Last year, Mary Bogle, Leiha Edmonds, and Ruth Gourevitch of the Urban Institute wrote a qualitative evaluation of three Love Your Block projects–in Phoenix, Lansing, and Boston. Here are my Google Streetview pictures of the Phoenix and Boston projects, both of which are park renovations.
Bogle, Edmonds, and Gourevitch talked to active grassroots leaders involved in these projects and to other people in the same neighborhoods. They produced social network maps of old and new relationships among the people involved (as a way of measuring changes in social capital). They asked interviewees whether the projects had affected relationships, collective efficacy (the ability of a community to control its own environment), public ownership of public spaces, and safety.
Overall, the results were positive. Participants generally reported more and stronger working relationships. Everyone perceived that crime had declined, although they understandably cited many causes for that trend, not just Love Your Block. Relatively few of the interviewees who were not directly involved in the project saw evidence of stronger community ties, but they were more likely to see such value in Lansing than in the other two cities.

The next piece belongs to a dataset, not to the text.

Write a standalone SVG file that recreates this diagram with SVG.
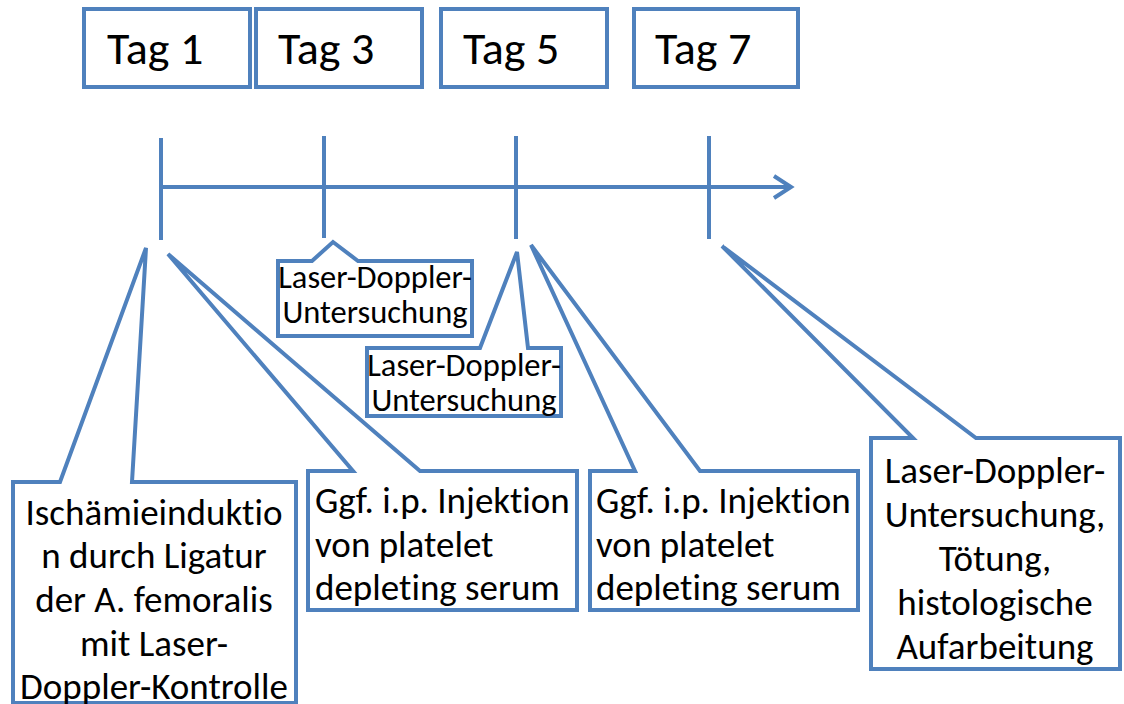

The contexts differ a lot. In Boston, the neighborhood is changing fast–pressures of gentrification are powerful. Some of the Boston participants are well connected to local elected officials and took advantage of that form of social capital. But horizontal ties in the Boston neighborhood are weaker. “A few participants thought community cohesion had gotten worse.” That would not be an effect of the park restoration but rather a consequence of rapid demographic shifts in the neighborhood.
In contrast, Lansing seems more stable, and more residents perceive more impact of Love Your Block on the community as a whole. Horizontal relationships are more important there.

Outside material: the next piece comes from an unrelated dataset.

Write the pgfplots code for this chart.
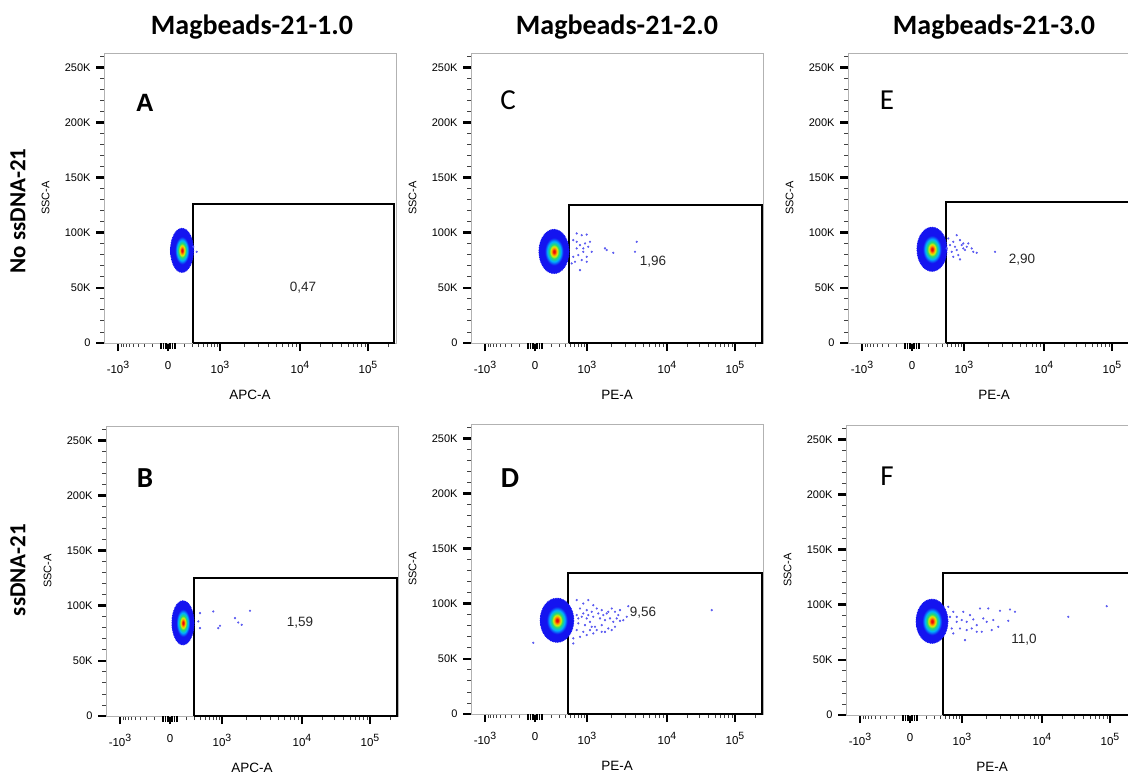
\documentclass[border=0pt]{standalone}
\usepackage{fontspec}
\setmainfont{Liberation Sans}
\newfontfamily\calfont{Carlito}
\usepackage{pgfplots}
\pgfplotsset{compat=1.18}
\definecolor{jb}{RGB}{20,20,240}
\definecolor{jc}{RGB}{0,175,255}
\definecolor{jg}{RGB}{40,220,110}
\definecolor{jy}{RGB}{225,235,0}
\definecolor{jo}{RGB}{255,130,0}
\definecolor{jr}{RGB}{230,10,10}
\definecolor{dotc}{RGB}{90,90,240}
\pgfdeclareradialshading{jet}{\pgfpointorigin}{color(0bp)=(jr); color(1.5bp)=(jr); color(3.5bp)=(jo); color(5.5bp)=(jy); color(8bp)=(jg); color(11.5bp)=(jc); color(15.5bp)=(jb); color(25bp)=(jb); color(50bp)=(jb)}
\pgfdeclareplotmark{blob}{%
  \pgfpathcircle{\pgfpointorigin}{\pgfplotmarksize}%
  \pgfshadepath{jet}{0}%
  \pgfusepath{discard}%
  \pgfsetroundcap\pgfsetdash{{0pt}{1.7pt}}{0pt}\pgfsetlinewidth{1.4pt}%
  \pgfsetstrokecolor{jb}%
  \pgfpathcircle{\pgfpointorigin}{\pgfplotmarksize}%
  \pgfusepath{stroke}}
\newcommand\ex[1]{\raisebox{5pt}{\fontsize{10.5}{10}\selectfont #1}}
\tikzset{num/.style={font=\fontsize{13.5}{15}\selectfont, text=black!85}}
\pgfplotsset{
  panel/.style={
    scale only axis, width=292pt, height=290pt, anchor=south west,
    xmin=0, xmax=292, ymin=0, ymax=263, clip=false,
    axis line style={gray!60, line width=0.9pt},
    tick align=outside, tick pos=left,
    xtick={14,64,116,196,264},
    xticklabels={-10\ex{3},0,10\ex{3},10\ex{4},10\ex{5}},
    minor xtick={17,19,22,25,29,34,40,48,80,88,94,99,103,107,110,113,140,154,164,172,178,184,188,192,216,228,237,244,249,253,257,261,284},
    extra x ticks={57,59.5,62,66,68.5,71},
    extra x tick labels={},
    extra x tick style={major tick length=6pt, every major tick/.style={black, line width=1.5pt}},
    ytick={0,50,100,150,200,250},
    yticklabels={0,50K,100K,150K,200K,250K},
    minor ytick={10,20,30,40,60,70,80,90,110,120,130,140,160,170,180,190,210,220,230,240,260},
    major tick length=8pt, minor tick length=4pt,
    every tick/.style={black},
    every major tick/.style={black, line width=2.6pt},
    every minor tick/.style={black!75, line width=0.9pt},
    xticklabel style={font=\fontsize{11.5}{13}\selectfont, yshift=-7pt},
    yticklabel style={font=\fontsize{11}{13}\selectfont, xshift=-2pt},
    every axis x label/.style={at={(axis description cs:0.5,-0.178)}, anchor=center, font=\fontsize{13.5}{15}\selectfont},
    every axis y label/.style={at={(axis description cs:-0.2,0.5)}, anchor=center, rotate=90, font=\fontsize{11}{13}\selectfont},
    ylabel={SSC-A},
  },
  blobst/.style={only marks, mark=blob, mark size=22pt},
  dots/.style={only marks, mark=*, mark size=0.9pt, color=dotc},
  gate/.style={black, line width=2pt, mark=none},
}
\begin{document}
\begin{tikzpicture}
\useasboundingbox (0,0) rectangle (1128pt,-773pt);
\node at (252pt,-27pt) {\calfont\bfseries\fontsize{28}{32}\selectfont Magbeads-21-1.0};
\node at (617pt,-27pt) {\calfont\bfseries\fontsize{28}{32}\selectfont Magbeads-21-2.0};
\node at (994pt,-27pt) {\calfont\bfseries\fontsize{28}{32}\selectfont Magbeads-21-3.0};
\node[rotate=90] at (18pt,-211pt) {\calfont\bfseries\fontsize{23}{26}\selectfont No ssDNA-21};
\node[rotate=90] at (18pt,-570pt) {\calfont\bfseries\fontsize{23}{26}\selectfont ssDNA-21};

% ---------- A ----------
\begin{axis}[panel, at={(104pt,-343pt)}, xlabel={APC-A}]
\addplot[blobst, mark options={xscale=0.52}] coordinates {(78,84)};
\addplot[dots] coordinates {(92.7,82.7) (89.3,87.2)};
\addplot[gate] coordinates {(89,0) (89,126) (290,126) (290,0) (89,0)};
\node[num] at (axis cs:199,49.8) {0,47};
\node at (axis cs:41,218) {\bfseries\fontsize{25}{28}\selectfont A};
\end{axis}

% ---------- C ----------
\begin{axis}[panel, at={(471pt,-343pt)}, xlabel={PE-A}]
\addplot[blobst, mark options={xscale=0.68}] coordinates {(83,83)};
\addplot[dots] coordinates {(105.7,99.4) (110.7,97.8) (115.7,98.3) (119,91.8) (114,90.3) (109,88.8) (105.7,85.8) (117.3,87.3) (120.7,82.7) (112.3,82.7) (107.3,79.7) (115.7,78.2) (110.7,75.2) (104,73.7) (100.7,72.2) (109,66.1) (134,85.8) (135.7,84.3) (142.3,81.8) (165.7,91.8) (164,82.7) (102.3,93.3) (102.3,78.2) (112.3,85.8) (105.7,91.8) (115.7,73.7)};
\addplot[gate] coordinates {(98,0) (98,125) (291,125) (291,0) (98,0)};
\node[num] at (axis cs:182,73.4) {1,96};
\node at (axis cs:37,220) {\calfont\fontsize{29}{32}\selectfont C};
\end{axis}

% ---------- E ----------
\begin{axis}[panel, at={(848pt,-343pt)}, xlabel={PE-A}]
\addplot[blobst, mark options={xscale=0.68}] coordinates {(84,85)};
\addplot[dots] coordinates {(100.3,94.8) (105.3,91.8) (108.7,97.8) (112,93.3) (113.7,88.8) (115.3,85.8) (117,84.3) (107,87.3) (103.7,82.7) (110.3,79.7) (112,75.8) (118.7,87.3) (123.7,85.8) (125.3,82.7) (128.7,81.8) (147,82.7) (105.3,78.2) (102,88.8) (98.7,85.8) (120.3,90.3) (108.7,84.3) (115.3,90.3)};
\addplot[gate] coordinates {(98,0) (98,128) (291,128) (291,0) (98,0)};
\node[num] at (axis cs:174,76) {2,90};
\node at (axis cs:39,220) {\calfont\fontsize{29}{32}\selectfont E};
\end{axis}

% ---------- B ----------
\begin{axis}[panel, at={(106pt,-716pt)}, xlabel={APC-A}]
\addplot[blobst, mark options={xscale=0.5}] coordinates {(77,84.5)};
\addplot[dots] coordinates {(107.3,94.8) (112.3,79.7) (114,81.8) (129,88.8) (132.3,84.8) (135.7,82.7) (144,95.5) (94,93.3) (92.3,85.8) (94,79.7)};
\addplot[gate] coordinates {(88,0) (88,125) (291,125) (291,0) (88,0)};
\node[num] at (axis cs:194,84.5) {1,59};
\node at (axis cs:39,216) {\calfont\bfseries\fontsize{29}{32}\selectfont B};
\end{axis}

% ---------- D ----------
\begin{axis}[panel, at={(471pt,-714pt)}, xlabel={PE-A}]
\addplot[blobst, mark options={xscale=0.76}] coordinates {(86,85)};
\addplot[dots] coordinates {(105.7,103.3) (112.3,100.2) (117.3,103.3) (122.3,98.7) (109,95.7) (115.7,94.2) (120.7,92.7) (125.7,95.7) (130.7,94.2) (135.7,91.2) (140.7,95.7) (144,92.7) (147.3,89.7) (152.3,85.1) (157.3,97.8) (105.7,89.7) (110.7,88.2) (115.7,86.7) (122.3,88.2) (129,86.7) (134,85.1) (139,86.7) (142.3,83.6) (149,84.5) (107.3,82.2) (114,80.6) (119,83.6) (124,79.1) (130.7,80.6) (137.3,77.6) (144,79.1) (105.7,76.1) (112.3,74.5) (119,76.1) (125.7,76.1) (134,74.5) (140.7,76.1) (109,70.0) (115.7,71.6) (122.3,73.1) (102.3,64.0) (62.3,64.6) (240.7,94.2) (145.7,86.7) (137.3,92.7) (132.3,89.7) (127.3,91.2) (117.3,89.7) (112.3,91.2) (107.3,86.7) (120.7,79.1) (149,94.2) (155.7,88.2) (102.3,68.6) (130.7,74.5)};
\addplot[gate] coordinates {(97,0) (97,128) (291,128) (291,0) (97,0)};
\node[num] at (axis cs:172,91.5) {9,56};
\node at (axis cs:39,214) {\calfont\bfseries\fontsize{29}{32}\selectfont D};
\end{axis}

% ---------- F ----------
\begin{axis}[panel, at={(846pt,-715pt)}, xlabel={PE-A}]
\addplot[blobst, mark options={xscale=0.72}] coordinates {(86,85)};
\addplot[dots] coordinates {(102.3,98.1) (107.3,93.6) (110.7,89.0) (115.7,86.1) (120.7,84.5) (127.3,86.7) (134,96.6) (142.3,96.6) (154,94.5) (164,95.7) (169,93.6) (162.3,85.4) (152.3,80.0) (140.7,84.5) (135.7,75.5) (125.7,78.5) (120.7,77.0) (119,67.9) (114,78.5) (107.3,74.0) (110.7,84.5) (104,89.0) (130.7,81.5) (137.3,87.6) (147.3,86.1) (124,90.6) (117.3,93.6) (145.7,77.0) (222.3,89.0) (260.7,98.7) (105.7,78.5) (130.7,75.5)};
\addplot[gate] coordinates {(97,0) (97,129) (291,129) (291,0) (97,0)};
\node[num] at (axis cs:178,68) {11,0};
\node at (axis cs:41,217) {\calfont\fontsize{29}{32}\selectfont F};
\end{axis}
\end{tikzpicture}
\end{document}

In Boston and Phoenix, gentrification is a concern, and residents involved in improving their communities worry that their good work will displace residents. One Phoenix interviewee said, “I do have this anxiety about being so involved in the organizational side of things and also recognizing that any positive impact we have is veiled privilege.” That is not a problem in Lansing, where capital and population is at risk of flight. The Lansing team worked to restore a garden immediately adjacent to a public school that is vacant due to population-loss–not a problem in Boston.
Although local community work against a problem like crime is not likely to stop gentrification, it can mitigate some of its disruptive effects and empower residents so that they are able to negotiate somewhat better policies. In a 2016 report, HUD argued,
Although residential displacement is a primary concern of many changing neighborhoods, communities should also act to ensure that residents are not left alienated from neighborhood changes. … In order for low-income residents to garner the benefits of neighborhood change, communities should also pursue policy objectives further than affordable housing by supporting neighborhood organizations that foster greater connections between newcomers and long-time residents and that encourage civic engagement among all groups.
Similarly, my colleagues and I are studying the potential of an arts center in Boston’s Chinatown not to stop gentrification but to mitigate its damaging affects.
In the network diagrams of Love Your Block, local businesses emerge as important nodes, and “anchor institutions” (notably ASU in Phoenix and MSU in Lansing) are important assets. In Boston, these institutions are less important, and City Hall is more so. Interestingly, in Boston “the park is falling into modest disrepair already,” whereas Lansing’s park is “self-sustaining” thanks to active volunteer gardeners. That suggests that truly community-based networks are more valuable than ones that rely on official power. But it’s also easier to build horizontal networks in smaller places where the population is more stable and gentrification is much slower or nonexistent.
In July 2018, Cities of Service launched a new 10-city program focused on Legacy Cities (“older, industrial cities that have faced substantial population loss”). It will be evaluated by the Urban Institute.
Overall, the evidence seems strong that how communities organize themselves matters for reducing crime. Cities of Service Love Your Block program is one of the most ambitious and well-designed national efforts to engage communities. Early returns suggests that it may help cut crime. Although additional research and evaluation is appropriate (as always), the evidence already suggests that cities should use this approach to boosting public safety.